For decades, the Metropolitan Council has determined how the Twin Cities will grow and evolve. It oversees land use, transportation and sprawl across the metro region. It determines where we live, how we get around, and how dense our communities are. It can intervene in local planning and can guide funding to — or away from — municipalities. It can tax us like any other local government, and it spends billions of dollars annually.

But the people affected by the Met Council’s decision? We have almost no voice in those decisions. The Met Council is entirely appointed by the governor, and operates in near-complete anonymity.

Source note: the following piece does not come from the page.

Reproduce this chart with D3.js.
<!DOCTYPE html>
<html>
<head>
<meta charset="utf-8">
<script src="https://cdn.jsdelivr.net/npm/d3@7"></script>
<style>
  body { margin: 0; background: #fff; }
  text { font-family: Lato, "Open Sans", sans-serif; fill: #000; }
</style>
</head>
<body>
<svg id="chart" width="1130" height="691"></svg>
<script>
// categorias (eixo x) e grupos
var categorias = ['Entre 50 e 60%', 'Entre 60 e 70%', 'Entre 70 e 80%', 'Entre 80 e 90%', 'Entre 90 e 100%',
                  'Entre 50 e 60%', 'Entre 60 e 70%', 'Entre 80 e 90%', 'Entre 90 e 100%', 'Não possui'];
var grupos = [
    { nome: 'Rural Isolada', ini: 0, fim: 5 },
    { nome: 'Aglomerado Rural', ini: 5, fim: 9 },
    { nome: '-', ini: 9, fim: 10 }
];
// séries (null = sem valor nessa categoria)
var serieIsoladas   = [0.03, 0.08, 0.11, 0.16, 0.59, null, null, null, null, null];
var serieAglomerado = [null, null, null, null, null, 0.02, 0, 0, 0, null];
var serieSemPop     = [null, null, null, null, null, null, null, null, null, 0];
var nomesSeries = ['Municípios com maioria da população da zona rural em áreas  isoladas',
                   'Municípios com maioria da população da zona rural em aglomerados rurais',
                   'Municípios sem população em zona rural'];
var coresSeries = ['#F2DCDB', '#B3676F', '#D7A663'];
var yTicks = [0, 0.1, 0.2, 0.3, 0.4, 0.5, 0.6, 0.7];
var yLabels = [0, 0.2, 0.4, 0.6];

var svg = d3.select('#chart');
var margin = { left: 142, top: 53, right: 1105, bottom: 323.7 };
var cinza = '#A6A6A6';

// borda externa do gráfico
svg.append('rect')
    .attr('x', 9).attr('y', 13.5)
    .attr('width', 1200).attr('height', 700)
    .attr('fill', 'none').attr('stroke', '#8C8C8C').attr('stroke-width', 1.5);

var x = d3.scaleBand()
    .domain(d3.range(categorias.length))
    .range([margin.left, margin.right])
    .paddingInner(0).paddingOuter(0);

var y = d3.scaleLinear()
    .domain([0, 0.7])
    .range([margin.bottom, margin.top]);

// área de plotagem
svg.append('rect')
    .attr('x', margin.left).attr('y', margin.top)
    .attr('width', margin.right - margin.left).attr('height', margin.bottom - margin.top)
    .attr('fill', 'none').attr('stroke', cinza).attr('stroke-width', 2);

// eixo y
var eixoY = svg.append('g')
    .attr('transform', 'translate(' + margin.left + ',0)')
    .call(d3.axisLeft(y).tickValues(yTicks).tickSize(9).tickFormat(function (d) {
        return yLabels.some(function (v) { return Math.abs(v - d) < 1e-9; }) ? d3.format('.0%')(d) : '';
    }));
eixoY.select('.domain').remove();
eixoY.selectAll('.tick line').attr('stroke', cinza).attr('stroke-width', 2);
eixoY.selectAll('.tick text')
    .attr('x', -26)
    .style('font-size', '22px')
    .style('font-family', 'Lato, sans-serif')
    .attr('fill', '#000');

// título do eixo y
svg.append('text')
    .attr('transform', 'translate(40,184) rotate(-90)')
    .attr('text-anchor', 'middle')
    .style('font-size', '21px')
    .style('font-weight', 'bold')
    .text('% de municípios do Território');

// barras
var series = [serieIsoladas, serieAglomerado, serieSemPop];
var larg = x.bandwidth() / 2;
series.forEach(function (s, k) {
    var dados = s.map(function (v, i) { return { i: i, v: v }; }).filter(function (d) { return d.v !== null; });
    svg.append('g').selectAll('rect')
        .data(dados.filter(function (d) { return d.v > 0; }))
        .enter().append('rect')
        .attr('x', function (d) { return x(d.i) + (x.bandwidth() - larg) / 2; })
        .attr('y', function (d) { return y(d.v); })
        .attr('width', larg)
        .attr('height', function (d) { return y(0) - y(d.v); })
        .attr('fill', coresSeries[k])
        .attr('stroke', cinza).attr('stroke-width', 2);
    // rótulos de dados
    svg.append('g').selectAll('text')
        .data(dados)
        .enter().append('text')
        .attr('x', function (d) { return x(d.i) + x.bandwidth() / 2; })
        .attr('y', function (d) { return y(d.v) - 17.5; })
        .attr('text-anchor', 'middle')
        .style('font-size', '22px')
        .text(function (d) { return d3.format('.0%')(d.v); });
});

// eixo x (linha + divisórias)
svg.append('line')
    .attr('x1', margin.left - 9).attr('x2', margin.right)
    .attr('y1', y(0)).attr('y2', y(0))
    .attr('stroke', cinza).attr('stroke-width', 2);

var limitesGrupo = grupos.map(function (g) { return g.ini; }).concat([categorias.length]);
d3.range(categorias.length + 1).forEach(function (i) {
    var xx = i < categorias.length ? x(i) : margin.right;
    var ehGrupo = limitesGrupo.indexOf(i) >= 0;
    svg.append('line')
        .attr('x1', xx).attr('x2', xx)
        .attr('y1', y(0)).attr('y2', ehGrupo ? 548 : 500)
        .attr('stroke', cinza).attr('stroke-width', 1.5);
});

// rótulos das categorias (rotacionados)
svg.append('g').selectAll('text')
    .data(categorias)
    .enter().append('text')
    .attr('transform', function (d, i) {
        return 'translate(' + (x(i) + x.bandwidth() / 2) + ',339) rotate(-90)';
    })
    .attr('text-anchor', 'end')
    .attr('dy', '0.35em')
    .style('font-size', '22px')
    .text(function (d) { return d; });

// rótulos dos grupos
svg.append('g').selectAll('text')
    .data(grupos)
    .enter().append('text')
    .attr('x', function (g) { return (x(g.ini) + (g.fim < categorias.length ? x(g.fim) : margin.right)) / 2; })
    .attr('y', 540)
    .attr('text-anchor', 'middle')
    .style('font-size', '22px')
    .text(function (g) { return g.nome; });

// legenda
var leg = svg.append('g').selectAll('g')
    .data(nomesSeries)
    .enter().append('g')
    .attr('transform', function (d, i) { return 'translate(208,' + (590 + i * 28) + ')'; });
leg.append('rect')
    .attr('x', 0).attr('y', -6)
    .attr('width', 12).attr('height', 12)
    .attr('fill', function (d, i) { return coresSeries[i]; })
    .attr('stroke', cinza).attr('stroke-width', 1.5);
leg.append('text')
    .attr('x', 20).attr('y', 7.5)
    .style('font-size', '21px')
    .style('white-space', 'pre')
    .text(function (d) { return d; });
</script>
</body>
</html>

The basic concept of the Met Council is sound. The Twin Cities is divided into hundreds of jurisdictions, but forms a single interconnected economic and social unit. Fundamentally, the council’s job is to prevent destructive competition between different parts of the region. Between the late 1960s and mid-1980s, the council effectively managed the benefits and burdens of regional development. It scrutinized comprehensive plans to ensure that suburban governments were providing their fair share of affordable housing. It enforced a Metropolitan Urban Service Area — functionally a growth boundary for wastewater infrastructure — which limited sprawl, and protected agricultural land and natural habitat.

Unfortunately, that system has eroded. The share of lower-income housing units built in central city locations has increased while the suburban population has grown, leading to the creation of wealthy, exclusionary suburbs with little affordable housing. The urban service line has been weakened, permitting an explosion of low-density exurban communities. This in turn has strained infrastructure, threatened natural habitat and locked in millions of miles of annual automobile commuting. Making matters worse, the Met Council has overseen projects that have devolved into financial boondoggles — especially the Southwest light rail, billions over budget after a process that lasted more than three decades. Over time, the body has developed a reputation for highhandedness, blowing off concerned constituents. And the council often errs with impunity, with zero real consequences for messes like the light rail situation.

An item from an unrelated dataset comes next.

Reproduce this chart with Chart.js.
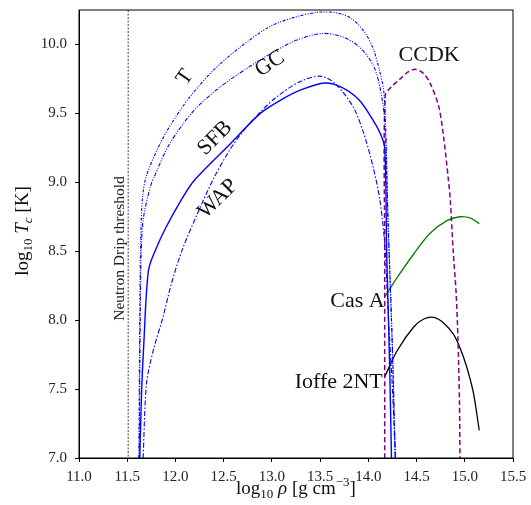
<!DOCTYPE html>
<html>
<head>
<meta charset="utf-8">
<script src="https://cdn.jsdelivr.net/npm/chart.js@4.4.0/dist/chart.umd.min.js"></script>
<style>
  body { margin: 0; background: #fff; }
  canvas { display: block; }
</style>
</head>
<body>
<canvas id="gap-plot" width="531" height="505"></canvas>
<script>
// log10 rho [g cm^-3] vs log10 Tc [K]
var xTicks = [11.0, 11.5, 12.0, 12.5, 13.0, 13.5, 14.0, 14.5, 15.0, 15.5];
var yTicks = [7.0, 7.5, 8.0, 8.5, 9.0, 9.5, 10.0];
var dripRho = 11.51;

var tRho = [11.62, 11.63, 11.64, 11.66, 11.70, 11.84, 11.98, 12.15, 12.39, 12.67, 12.98, 13.25, 13.50, 13.70, 13.84, 13.96, 14.05, 14.12, 14.16, 14.18, 14.21, 14.25, 14.28];
var tTc  = [7.0, 8.0, 8.6, 8.9, 9.05, 9.28, 9.45, 9.62, 9.81, 9.98, 10.13, 10.20, 10.235, 10.225, 10.18, 10.09, 9.97, 9.80, 9.66, 9.40, 8.60, 7.80, 7.0];

var gcRho = [11.625, 11.635, 11.645, 11.67, 11.74, 11.78, 11.94, 12.19, 12.46, 12.77, 12.98, 13.25, 13.53, 13.75, 13.91, 14.05, 14.12, 14.17, 14.20, 14.24, 14.28];
var gcTc  = [7.0, 8.0, 8.5, 8.75, 8.97, 9.04, 9.28, 9.52, 9.69, 9.84, 9.93, 10.03, 10.08, 10.05, 9.98, 9.85, 9.69, 9.45, 8.80, 8.00, 7.0];

var sfbRho = [11.63, 11.65, 11.67, 11.72, 11.80, 11.90, 12.05, 12.19, 12.57, 12.88, 13.10, 13.30, 13.55, 13.72, 13.90, 14.05, 14.12, 14.17, 14.19, 14.22, 14.24];
var sfbTc  = [7.0, 7.5, 7.8, 8.36, 8.52, 8.67, 8.86, 9.01, 9.28, 9.50, 9.60, 9.67, 9.72, 9.69, 9.60, 9.45, 9.36, 9.25, 8.50, 7.70, 7.0];

var wapRho = [11.665, 11.70, 11.77, 11.87, 11.96, 12.07, 12.22, 12.39, 12.55, 12.70, 12.88, 13.05, 13.29, 13.50, 13.65, 13.84, 13.95, 14.05, 14.12, 14.17, 14.21, 14.25, 14.28];
var wapTc  = [7.0, 7.54, 7.78, 8.02, 8.27, 8.51, 8.76, 9.02, 9.22, 9.37, 9.51, 9.62, 9.73, 9.77, 9.72, 9.55, 9.36, 9.11, 8.87, 8.55, 8.00, 7.50, 7.0];

var ccdkRho = [14.17, 14.17, 14.175, 14.25, 14.33, 14.41, 14.49, 14.57, 14.64, 14.73, 14.78, 14.83, 14.85, 14.88, 14.91, 14.93, 14.945, 14.95];
var ccdkTc  = [7.0, 8.5, 9.63, 9.70, 9.75, 9.80, 9.82, 9.79, 9.72, 9.55, 9.33, 9.02, 8.87, 8.50, 8.20, 7.85, 7.40, 7.0];

var casRho = [14.17, 14.30, 14.47, 14.64, 14.81, 14.95, 15.06, 15.15];
var casTc  = [8.17, 8.31, 8.48, 8.63, 8.72, 8.75, 8.74, 8.70];

var ioffeRho = [14.17, 14.30, 14.47, 14.58, 14.68, 14.78, 14.88, 14.95, 15.02, 15.09, 15.15];
var ioffeTc  = [7.59, 7.78, 7.95, 8.01, 8.02, 7.98, 7.90, 7.80, 7.66, 7.47, 7.20];

function pts(xs, ys) {
  return xs.map(function (x, i) { return { x: x, y: ys[i] }; });
}

var serif = "'Liberation Serif', 'DejaVu Serif', serif";

// text placed next to the curves (data coords)
var curveLabels = [
  { text: "T", x: 12.10, y: 9.76, rot: -55, align: "center" },
  { text: "GC", x: 12.98, y: 9.86, rot: -33, align: "center" },
  { text: "SFB", x: 12.41, y: 9.32, rot: -45, align: "center" },
  { text: "WAP", x: 12.44, y: 8.88, rot: -45, align: "center" },
  { text: "CCDK", x: 14.63, y: 9.92, rot: 0, align: "center" },
  { text: "Cas A", x: 14.17, y: 8.14, rot: 0, align: "right" },
  { text: "Ioffe 2NT", x: 14.15, y: 7.55, rot: 0, align: "right" }
];

function rich(ctx, parts, x, y, rot) {
  ctx.save();
  ctx.translate(x, y);
  ctx.rotate(rot);
  var total = 0;
  parts.forEach(function (p) {
    ctx.font = (p.it ? "italic " : "") + (p.size || 19) + "px " + serif;
    p.w = ctx.measureText(p.t).width;
    total += p.w;
  });
  var cx = -total / 2;
  ctx.fillStyle = "#111";
  ctx.textBaseline = "alphabetic";
  ctx.textAlign = "left";
  parts.forEach(function (p) {
    ctx.font = (p.it ? "italic " : "") + (p.size || 19) + "px " + serif;
    ctx.fillText(p.t, cx, p.dy || 0);
    cx += p.w;
  });
  ctx.restore();
}

var decorPlugin = {
  id: "decor",
  beforeDatasetsDraw: function (chart) {
    var ctx = chart.ctx, a = chart.chartArea;
    var xs = chart.scales.x, ys = chart.scales.y;
    var px = xs.getPixelForValue(dripRho);
    ctx.save();
    ctx.strokeStyle = "#444";
    ctx.lineWidth = 1;
    ctx.setLineDash([2, 1.5]);
    ctx.beginPath();
    ctx.moveTo(px, a.top);
    ctx.lineTo(px, a.bottom);
    ctx.stroke();
    ctx.setLineDash([]);
    ctx.translate(px - 1, ys.getPixelForValue(8.52));
    ctx.rotate(-Math.PI / 2);
    ctx.font = "15.5px " + serif;
    ctx.fillStyle = "#222";
    ctx.textAlign = "center";
    ctx.textBaseline = "bottom";
    ctx.fillText("Neutron Drip threshold", 0, 0);
    ctx.restore();
  },
  afterDraw: function (chart) {
    var ctx = chart.ctx, a = chart.chartArea;
    var xs = chart.scales.x, ys = chart.scales.y;
    ctx.save();
    ctx.strokeStyle = "#000";
    ctx.lineWidth = 1;
    ctx.strokeRect(a.left, a.top, a.right - a.left, a.bottom - a.top);

    ctx.fillStyle = "#111";
    ctx.font = "22px " + serif;
    ctx.textBaseline = "middle";
    curveLabels.forEach(function (l) {
      ctx.save();
      ctx.translate(xs.getPixelForValue(l.x), ys.getPixelForValue(l.y));
      ctx.rotate(l.rot * Math.PI / 180);
      ctx.textAlign = l.align;
      ctx.fillText(l.text, 0, 0);
      ctx.restore();
    });
    ctx.restore();

    rich(ctx, [
      { t: "log" }, { t: "10", size: 13, dy: 4 }, { t: " " }, { t: "ρ", it: true },
      { t: " [g cm" }, { t: "−3", size: 13, dy: -8 }, { t: "]" }
    ], 296, 494, 0);

    rich(ctx, [
      { t: "log" }, { t: "10", size: 13, dy: 4 }, { t: " " }, { t: "T", it: true },
      { t: "c", it: true, size: 13, dy: 4 }, { t: " [K]" }
    ], 28, 231, -Math.PI / 2);
  }
};

function line(data, color, dash, width) {
  return {
    data: data,
    borderColor: color,
    borderWidth: width,
    borderDash: dash,
    pointRadius: 0,
    tension: 0.3,
    fill: false
  };
}

new Chart("gap-plot", {
  type: "line",
  data: {
    datasets: [
      line(pts(tRho, tTc), "#0000ff", [3, 1.5, 1, 1.5, 1, 1.5], 1.1),
      line(pts(gcRho, gcTc), "#0000ff", [4, 1.5, 1, 1.5, 1, 1.5], 1.1),
      line(pts(sfbRho, sfbTc), "#0000ff", [], 1.4),
      line(pts(wapRho, wapTc), "#0000ff", [5, 2, 1.5, 2], 1.1),
      line(pts(ccdkRho, ccdkTc), "#800080", [5, 3], 1.5),
      line(pts(casRho, casTc), "#008000", [], 1.3),
      line(pts(ioffeRho, ioffeTc), "#000000", [], 1.3)
    ]
  },
  options: {
    responsive: false,
    animation: false,
    layout: { padding: { left: 0, right: 18, top: 10, bottom: 0 } },
    plugins: {
      legend: { display: false },
      tooltip: { enabled: false }
    },
    scales: {
      x: {
        type: "linear",
        min: 11.0,
        max: 15.5,
        afterFit: function (s) { s.height = 47; s.paddingLeft = 0; s.paddingRight = 0; },
        afterBuildTicks: function (s) { s.ticks = xTicks.map(function (v) { return { value: v }; }); },
        grid: { drawOnChartArea: false, drawTicks: true, tickLength: 4, color: "#000" },
        border: { color: "#000" },
        ticks: {
          padding: 6,
          color: "#222",
          font: { family: serif, size: 15 },
          maxRotation: 0,
          callback: function (v) { return v.toFixed(1); }
        }
      },
      y: {
        type: "linear",
        min: 7.0,
        max: 10.25,
        afterFit: function (s) { s.width = 79; s.paddingTop = 0; s.paddingBottom = 0; },
        afterBuildTicks: function (s) { s.ticks = yTicks.map(function (v) { return { value: v }; }); },
        grid: { drawOnChartArea: false, drawTicks: true, tickLength: 4, color: "#000" },
        border: { color: "#000" },
        ticks: {
          padding: 8,
          color: "#222",
          font: { family: serif, size: 15 },
          callback: function (v) { return v.toFixed(1); }
        }
      }
    }
  },
  plugins: [decorPlugin]
});
</script>
</body>
</html>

What happened? One major problem is that the Met Council lacks democratic accountability and legitimacy.

The Met Council has substantial legal authorities and responsibilities. But, being appointed, the council members have no voter mandate to use those authorities. They often seem reluctant to guide or constrain their own staff, who have usually worked at the body for longer and have a patina of technical expertise. Meanwhile, career staff have shown limited appetite for high-stakes decisions that might engender controversy. The end result? Instead of a muscular council willing to balance the political trade-offs inherent in good planning, we’ve engineered a weak council that drifts through major decisions.

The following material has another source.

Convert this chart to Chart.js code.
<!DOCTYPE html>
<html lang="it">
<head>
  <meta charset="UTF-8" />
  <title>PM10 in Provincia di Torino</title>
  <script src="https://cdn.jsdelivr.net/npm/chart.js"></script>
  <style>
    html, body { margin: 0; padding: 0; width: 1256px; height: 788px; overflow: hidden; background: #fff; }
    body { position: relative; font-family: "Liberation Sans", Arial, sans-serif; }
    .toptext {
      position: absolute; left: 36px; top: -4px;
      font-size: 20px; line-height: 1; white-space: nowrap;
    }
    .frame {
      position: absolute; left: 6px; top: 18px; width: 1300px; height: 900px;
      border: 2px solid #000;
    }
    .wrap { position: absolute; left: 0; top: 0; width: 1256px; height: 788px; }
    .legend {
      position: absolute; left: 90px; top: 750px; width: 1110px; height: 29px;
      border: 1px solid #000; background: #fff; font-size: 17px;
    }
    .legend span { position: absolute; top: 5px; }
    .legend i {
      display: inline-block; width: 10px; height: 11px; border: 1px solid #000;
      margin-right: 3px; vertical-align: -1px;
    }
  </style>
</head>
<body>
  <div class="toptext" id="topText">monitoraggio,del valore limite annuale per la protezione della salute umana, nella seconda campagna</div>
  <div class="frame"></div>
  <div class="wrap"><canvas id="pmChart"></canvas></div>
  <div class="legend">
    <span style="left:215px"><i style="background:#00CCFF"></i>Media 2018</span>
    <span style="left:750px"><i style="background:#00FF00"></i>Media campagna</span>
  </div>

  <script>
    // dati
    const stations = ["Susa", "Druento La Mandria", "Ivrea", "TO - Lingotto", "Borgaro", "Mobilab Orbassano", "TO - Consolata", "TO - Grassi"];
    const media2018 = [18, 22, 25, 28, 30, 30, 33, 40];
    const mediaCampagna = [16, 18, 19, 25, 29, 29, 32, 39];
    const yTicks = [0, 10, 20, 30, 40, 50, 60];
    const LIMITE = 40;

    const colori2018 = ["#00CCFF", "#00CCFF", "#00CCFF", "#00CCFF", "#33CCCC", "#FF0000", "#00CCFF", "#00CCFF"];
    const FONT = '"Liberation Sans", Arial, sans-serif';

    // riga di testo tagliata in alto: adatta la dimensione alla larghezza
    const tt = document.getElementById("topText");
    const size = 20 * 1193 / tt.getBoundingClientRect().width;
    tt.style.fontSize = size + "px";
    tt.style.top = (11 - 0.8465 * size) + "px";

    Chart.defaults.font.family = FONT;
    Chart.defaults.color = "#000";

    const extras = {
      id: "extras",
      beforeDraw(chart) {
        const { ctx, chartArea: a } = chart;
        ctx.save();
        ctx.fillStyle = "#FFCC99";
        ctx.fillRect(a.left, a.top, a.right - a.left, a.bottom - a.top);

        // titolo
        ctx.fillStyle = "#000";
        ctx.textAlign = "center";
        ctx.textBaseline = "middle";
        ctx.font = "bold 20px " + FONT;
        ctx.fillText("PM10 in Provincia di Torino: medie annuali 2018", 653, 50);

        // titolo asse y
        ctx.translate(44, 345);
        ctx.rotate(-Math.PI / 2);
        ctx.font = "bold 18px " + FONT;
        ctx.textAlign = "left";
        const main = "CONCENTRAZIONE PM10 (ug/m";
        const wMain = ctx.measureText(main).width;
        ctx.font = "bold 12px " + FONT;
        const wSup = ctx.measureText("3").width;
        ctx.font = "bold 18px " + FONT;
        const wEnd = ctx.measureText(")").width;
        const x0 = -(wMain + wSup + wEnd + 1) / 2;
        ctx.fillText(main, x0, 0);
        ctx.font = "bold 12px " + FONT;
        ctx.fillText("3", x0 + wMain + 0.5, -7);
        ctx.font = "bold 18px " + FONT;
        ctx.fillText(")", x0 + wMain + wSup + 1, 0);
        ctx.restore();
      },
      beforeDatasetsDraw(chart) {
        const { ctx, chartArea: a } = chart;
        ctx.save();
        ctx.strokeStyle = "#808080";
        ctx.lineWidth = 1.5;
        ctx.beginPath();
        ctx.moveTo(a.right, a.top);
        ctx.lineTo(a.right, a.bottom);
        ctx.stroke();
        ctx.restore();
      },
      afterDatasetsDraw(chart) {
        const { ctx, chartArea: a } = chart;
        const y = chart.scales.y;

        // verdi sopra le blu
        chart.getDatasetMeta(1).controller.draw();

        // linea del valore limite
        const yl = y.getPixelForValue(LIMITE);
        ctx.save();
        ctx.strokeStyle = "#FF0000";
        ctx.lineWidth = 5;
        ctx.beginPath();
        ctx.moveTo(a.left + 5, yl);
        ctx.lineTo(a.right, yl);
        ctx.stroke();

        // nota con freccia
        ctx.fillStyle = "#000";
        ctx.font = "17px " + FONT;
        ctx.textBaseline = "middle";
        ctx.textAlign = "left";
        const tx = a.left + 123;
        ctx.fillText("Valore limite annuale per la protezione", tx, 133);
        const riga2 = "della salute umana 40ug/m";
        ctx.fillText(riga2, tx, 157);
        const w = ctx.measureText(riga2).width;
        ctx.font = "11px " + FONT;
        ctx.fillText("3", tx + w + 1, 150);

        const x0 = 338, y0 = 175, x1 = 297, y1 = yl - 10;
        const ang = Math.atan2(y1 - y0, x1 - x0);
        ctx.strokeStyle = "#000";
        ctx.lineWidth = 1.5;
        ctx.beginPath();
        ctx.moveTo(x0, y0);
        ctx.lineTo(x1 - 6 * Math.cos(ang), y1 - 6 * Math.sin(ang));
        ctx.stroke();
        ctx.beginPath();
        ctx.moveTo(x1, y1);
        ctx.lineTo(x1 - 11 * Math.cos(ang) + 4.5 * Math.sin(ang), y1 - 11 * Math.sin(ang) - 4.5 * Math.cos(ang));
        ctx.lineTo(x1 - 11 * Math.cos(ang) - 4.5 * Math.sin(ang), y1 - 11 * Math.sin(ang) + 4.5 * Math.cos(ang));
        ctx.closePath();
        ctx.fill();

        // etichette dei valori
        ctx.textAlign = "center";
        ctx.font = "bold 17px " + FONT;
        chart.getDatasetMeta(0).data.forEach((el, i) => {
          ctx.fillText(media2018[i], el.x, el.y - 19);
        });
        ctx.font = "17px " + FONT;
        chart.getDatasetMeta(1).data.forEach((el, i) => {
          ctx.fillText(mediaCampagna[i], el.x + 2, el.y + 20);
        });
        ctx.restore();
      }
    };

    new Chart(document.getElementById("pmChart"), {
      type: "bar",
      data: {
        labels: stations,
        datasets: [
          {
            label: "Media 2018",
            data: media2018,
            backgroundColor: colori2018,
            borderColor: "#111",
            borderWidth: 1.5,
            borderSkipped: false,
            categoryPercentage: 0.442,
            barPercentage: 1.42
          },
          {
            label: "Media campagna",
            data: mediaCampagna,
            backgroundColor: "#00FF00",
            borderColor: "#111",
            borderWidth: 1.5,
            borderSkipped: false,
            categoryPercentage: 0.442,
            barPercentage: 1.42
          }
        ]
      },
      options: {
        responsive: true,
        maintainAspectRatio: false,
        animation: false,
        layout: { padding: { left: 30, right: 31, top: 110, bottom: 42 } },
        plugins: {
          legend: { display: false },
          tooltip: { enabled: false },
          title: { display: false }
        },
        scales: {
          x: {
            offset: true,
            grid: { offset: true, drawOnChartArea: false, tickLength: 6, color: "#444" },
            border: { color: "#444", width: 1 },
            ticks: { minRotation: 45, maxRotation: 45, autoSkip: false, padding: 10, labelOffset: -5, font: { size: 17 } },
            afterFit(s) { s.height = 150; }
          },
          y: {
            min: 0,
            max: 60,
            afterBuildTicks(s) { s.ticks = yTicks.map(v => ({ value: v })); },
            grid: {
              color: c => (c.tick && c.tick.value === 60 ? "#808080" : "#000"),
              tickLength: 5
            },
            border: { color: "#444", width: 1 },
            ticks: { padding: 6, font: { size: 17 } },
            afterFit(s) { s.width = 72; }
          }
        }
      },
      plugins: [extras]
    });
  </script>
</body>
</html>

Now imagine if the council were elected instead. The power dynamic changes. Elected officials answer first and foremost to the constituents who elected them. They must make promises to win their seats. Usually, they feel compelled to try to keep those promises afterward. Elected officials also naturally form coalitions based on shared interests — for instance, the central cities and the inner suburbs share many problems, and could collaborate on solving them together.

There is plenty of precedent for functional elections at this scale. If sufficiently salaried, an elected council would most closely resemble a very large county. In Minnesota, large county commissions attract deeply qualified, policy-motivated candidates. There’s no reason to think an elected council would be different.

There are efforts to reform the council underway, including a legislative study commission last year. Unfortunately, that commission did not produce clear recommendations. Regardless, the best solution remains an elected and accountable Met Council. No system of government is perfect, but here in the U.S., we’ve decided that the least-imperfect option for choosing our leaders is electing them. The Met Council would work better if it played by the same rules as the rest of the country.

Will Stancil is an attorney and policy researcher living in Minneapolis.